I’m pretty sure I’ve seen this sort of thing before, somewhere.  Oh, yes, that’s right: everywhere. In art since the beginning of recorded time, in advertising, in my daily paper. Everywhere.

What distinguishes Newton’s work from adverts for Spearmint Rhino seems to be a sliver of lingerie.

Yet talking of Newton, the curator of the Grand Palais exhibition Jérôme Neutres, says ”Helmut always said, “I want to do everything forbidden, everything you don't do."’

Because unlike Spearmint Rhino adverts, Newton is art. His work – especially his Big Nudes – is routinely gushed over by the art establishment, despite the fact that they’re about as forbidden as Page 3.

Newton, far from being derivative, was ‘avant garde‘ according to Neutres. For the curator, the exhibit’s aim is ”to show Newton as a great classical artist, with a full, complex place in the history of art.”

If this adulation of a man who photographed women naked stopped there, we could just shrug our shoulders. It’s not as if he’s the first man to represent his vision of a woman’s naked body as some kind of objective truth and get a round of applause for it.

But Newton is not only regarded as an innovator, but as a feminist.
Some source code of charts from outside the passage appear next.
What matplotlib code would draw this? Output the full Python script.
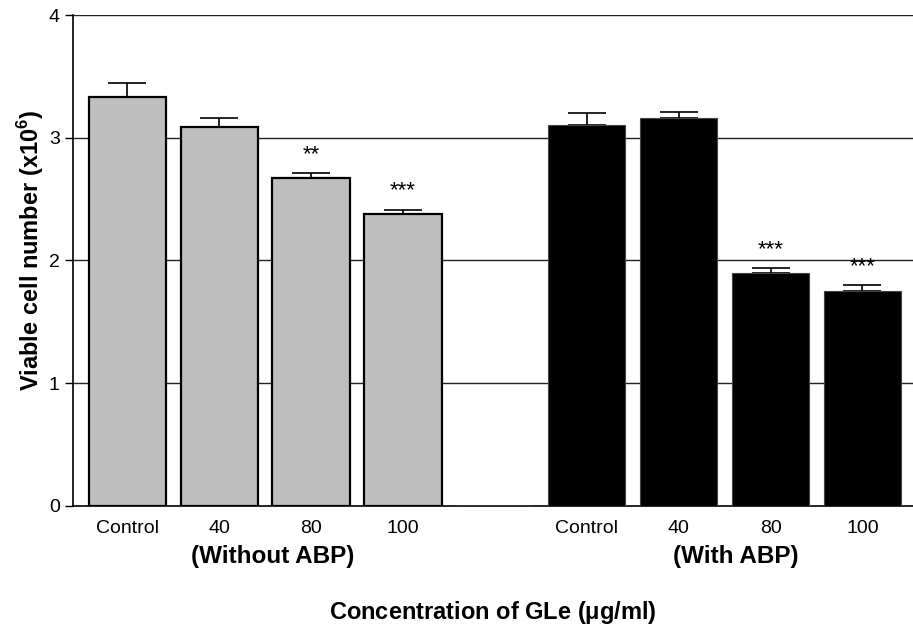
import numpy as np
import matplotlib
matplotlib.use("Agg")
from matplotlib import pyplot as plt

plt.rcParams['font.family'] = ['Liberation Sans', 'DejaVu Sans']
plt.rcParams['mathtext.fontset'] = 'custom'
plt.rcParams['mathtext.rm'] = 'Liberation Sans'
plt.rcParams['mathtext.bf'] = 'Liberation Sans:bold'

# viable cells (x10^6), mean and SEM
labels = ['Control', '40', '80', '100']
without_abp = [3.33, 3.09, 2.67, 2.38]
without_err = [0.115, 0.073, 0.040, 0.033]
with_abp = [3.10, 3.16, 1.895, 1.753]
with_err = [0.100, 0.052, 0.041, 0.044]
sig_without = ['', '', '**', '***']
sig_with = ['', '', '***', '***']

x1 = np.arange(4)
x2 = np.arange(5, 9)
width = 0.84

fig = plt.figure(figsize=(9.13, 6.28), dpi=100)
ax = fig.add_axes([0.080, 0.1943, 0.925, 0.7818])

for y in [1, 2, 3, 4]:
    ax.axhline(y, color='#222222', lw=1.0, zorder=0)

ax.bar(x1, without_abp, width, color='#bebebe', edgecolor='black', lw=1.6, zorder=3)
ax.errorbar(x1, without_abp, yerr=[np.zeros(4), without_err], fmt='none',
            ecolor='black', elinewidth=1.2, capsize=14, capthick=1.2, zorder=2)

# empty spacer slot between the two groups
ax.bar([4], [0], width, color='white', edgecolor='#777777', lw=1.0, zorder=3)

ax.bar(x2, with_abp, width, color='black', edgecolor='#444444', lw=0.8, zorder=3)
ax.errorbar(x2, with_abp, yerr=[np.zeros(4), with_err], fmt='none',
            ecolor='black', elinewidth=1.2, capsize=14, capthick=1.2, zorder=2)

for xs, vals, errs, sig in [(x1, without_abp, without_err, sig_without),
                            (x2, with_abp, with_err, sig_with)]:
    for xi, v, e, s in zip(xs, vals, errs, sig):
        if s:
            ax.text(xi, v + e + 0.07, s, ha='center', va='bottom', fontsize=16)

ax.set_xlim(-0.59, 8.6)
ax.set_ylim(0, 4)
ax.set_yticks([0, 1, 2, 3, 4])
ax.tick_params(axis='y', labelsize=14, length=6, width=1, direction='out')
ax.set_xticks(list(x1) + list(x2))
ax.set_xticklabels(labels + labels)
ax.tick_params(axis='x', labelsize=14, length=0, pad=10)

for side in ['top', 'right']:
    ax.spines[side].set_visible(False)
ax.spines['left'].set_linewidth(1.2)
ax.spines['bottom'].set_linewidth(1.2)

ax.text(1.58, -0.41, '(Without ABP)', ha='center', va='center',
        fontsize=17.5, fontweight='bold', clip_on=False)
ax.text(6.62, -0.41, '(With ABP)', ha='center', va='center',
        fontsize=17.5, fontweight='bold', clip_on=False)

fig.text(31 / 913, 1 - 250 / 628, r'Viable cell number (x10$^{\mathbf{6}}$)',
         rotation=90, ha='center', va='center', fontsize=17, fontweight='bold')
fig.text(493 / 913, 1 - 613 / 628, r'Concentration of GLe ($\mathbf{\mu}$g/ml)',
         ha='center', va='center', fontsize=17, fontweight='bold')

fig.savefig('out.png', dpi=100)
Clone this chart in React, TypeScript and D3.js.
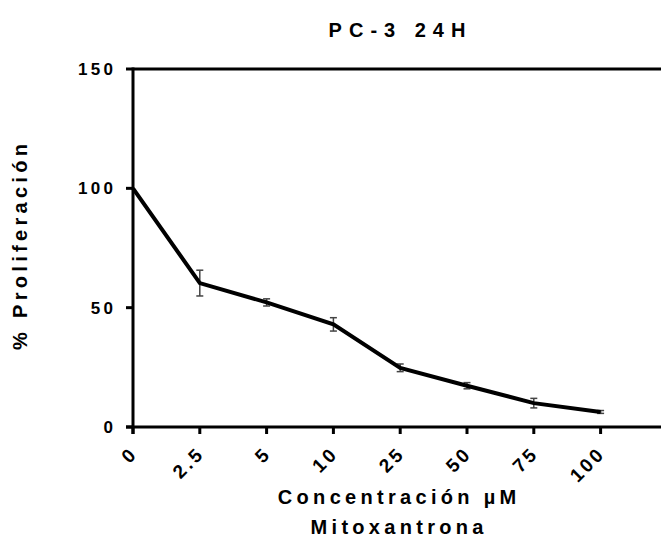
import React from "react";
import * as d3 from "d3";

// Mitoxantrone dose response, PC-3 cells at 24 h
const concentrations = ["0", "2.5", "5", "10", "25", "50", "75", "100"];
const proliferation = [100, 60.3, 52.2, 43.0, 24.8, 17.3, 10.0, 6.3];
const sem = [0, 5.4, 1.5, 2.8, 1.6, 1.3, 2.0, 0.6];
const yTicks = [0, 50, 100, 150];

const W = 661;
const H = 554;
const left = 133;
const top = 69;
const bottom = 427;
const step = 66.8;
const right = 661;

const FONT = "'Liberation Sans', Arial, Helvetica, sans-serif";

export default function App() {
  const x = d3
    .scalePoint<string>()
    .domain(concentrations)
    .range([left, left + step * (concentrations.length - 1)]);
  const y = d3.scaleLinear().domain([0, 150]).range([bottom, top]);

  const rows = concentrations.map((c, i) => ({
    c,
    v: proliferation[i],
    e: sem[i],
  }));

  const line = d3
    .line<{ c: string; v: number }>()
    .x((d) => x(d.c) as number)
    .y((d) => y(d.v));

  const yTickSpacing = 3.3;
  const xTickSpacing = 3;
  const labelSpacing = 4.3;
  const titleSpacing = 7;

  return (
    <svg
      width={W}
      height={H}
      style={{ position: "absolute", left: 0, top: 0, background: "#fff" }}
      fontFamily={FONT}
      fontWeight="bold"
    >
      <rect width={W} height={H} fill="#fff" />

      {/* title */}
      <text
        x={397 + titleSpacing / 2}
        y={37}
        textAnchor="middle"
        fontSize={20}
        letterSpacing={titleSpacing}
        fill="#000"
      >
        PC-3 24H
      </text>

      {/* frame top */}
      <line x1={left} x2={right} y1={y(150)} y2={y(150)} stroke="#000" strokeWidth={3} />

      {/* y axis */}
      <line x1={left} x2={left} y1={y(150) - 1.5} y2={bottom + 7} stroke="#000" strokeWidth={3} />
      {yTicks.map((t) => (
        <g key={t}>
          <line x1={left - 7} x2={left} y1={y(t)} y2={y(t)} stroke="#000" strokeWidth={3} />
          <text
            x={113 + yTickSpacing}
            y={y(t)}
            dy="0.35em"
            textAnchor="end"
            fontSize={17}
            letterSpacing={yTickSpacing}
            fill="#000"
          >
            {t}
          </text>
        </g>
      ))}

      {/* x axis */}
      <line x1={left - 7} x2={right} y1={bottom} y2={bottom} stroke="#000" strokeWidth={3} />
      {concentrations.map((c) => {
        const tx = x(c) as number;
        return (
          <g key={c}>
            <line x1={tx} x2={tx} y1={bottom} y2={bottom + 7} stroke="#000" strokeWidth={3} />
            <text
              transform={`translate(${tx - 1},${bottom + 25}) rotate(-45)`}
              x={xTickSpacing}
              dy="0.35em"
              textAnchor="end"
              fontSize={19}
              letterSpacing={xTickSpacing}
              fill="#000"
            >
              {c}
            </text>
          </g>
        );
      })}

      {/* error bars */}
      {rows
        .filter((d) => d.e > 0)
        .map((d) => {
          const cx = x(d.c) as number;
          const y1 = y(d.v + d.e);
          const y2 = y(d.v - d.e);
          return (
            <g key={d.c} stroke="#444" strokeWidth={1.5}>
              <line x1={cx} x2={cx} y1={y1} y2={y2} />
              <line x1={cx - 3.5} x2={cx + 3.5} y1={y1} y2={y1} />
              <line x1={cx - 3.5} x2={cx + 3.5} y1={y2} y2={y2} />
            </g>
          );
        })}

      {/* mean curve */}
      <path
        d={line(rows) || ""}
        fill="none"
        stroke="#000"
        strokeWidth={4}
        strokeLinejoin="miter"
      />

      {/* axis titles */}
      <text
        x={397 + labelSpacing / 2}
        y={504}
        textAnchor="middle"
        fontSize={20}
        letterSpacing={labelSpacing}
        fill="#000"
      >
        Concentración µM
      </text>
      <text
        x={397 + labelSpacing / 2}
        y={534}
        textAnchor="middle"
        fontSize={20}
        letterSpacing={labelSpacing}
        fill="#000"
      >
        Mitoxantrona
      </text>
      <text
        transform={`translate(27,${(top + bottom) / 2 - 1}) rotate(-90)`}
        x={labelSpacing / 2}
        textAnchor="middle"
        fontSize={20}
        letterSpacing={labelSpacing}
        fill="#000"
      >
        % Proliferación
      </text>
    </svg>
  );
}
Newton’s status as a one-man female empowerment machine is as firmly established as the depiction of female nudes is old and tired.

His Big Nudes models are ‘powerful‘, posed in ”traditionally male or dominating positions’, the images are ‘full of erotic power’.  With so much empowering going on it’s a wonder these women aren’t now running most of the G8 countries.

In this frenzy of female empowerment, however, one portrait really sticks out.  You can’t help but notice that in her Newton portrait Margaret Thatcher, the one female with any experience of actual power, is fully clothed, resolutely so.

Newton’s photograph of Thatcher  was taken the year after she was forced from office, yet she still didn’t apparently feel the need to ‘empower’ herself by showing off her fleshy bits.

Can anybody imagine Margaret Thatcher posing nude?  Can anybody imagine anybody even asking her if she would?  Now that would have been avant garde.

But as they are, Newton’s Big Nudes leave me cold and, more importantly, no less powerless than I felt before.

In his 1972 book ‘Ways of Seeing’, John Berger, after noting that women were almost inevitably the principal subject in European paintings of nudes, said, ‘To be nude is to be seen naked by others and yet not recognised for oneself.  A naked body has to be seen as an object in order to become a nude.’

Women as people can be empowered, though they aren’t by Newton.  It is, however, impossible to empower an object no matter how you dress it.

Whether Newton saw himself as a feminist seems unrecorded, but on the evidence offered by his wife, June Newton, he certainly didn’t apply feminism’s principles to his home life:

‘When [Newton] came home he’d ring a little bell saying: “Junie, I’m here.” And that, of course, meant I had to make the dinner.’

The exhibition, ’Helmut Newton 1920-2004′ runs until June 17.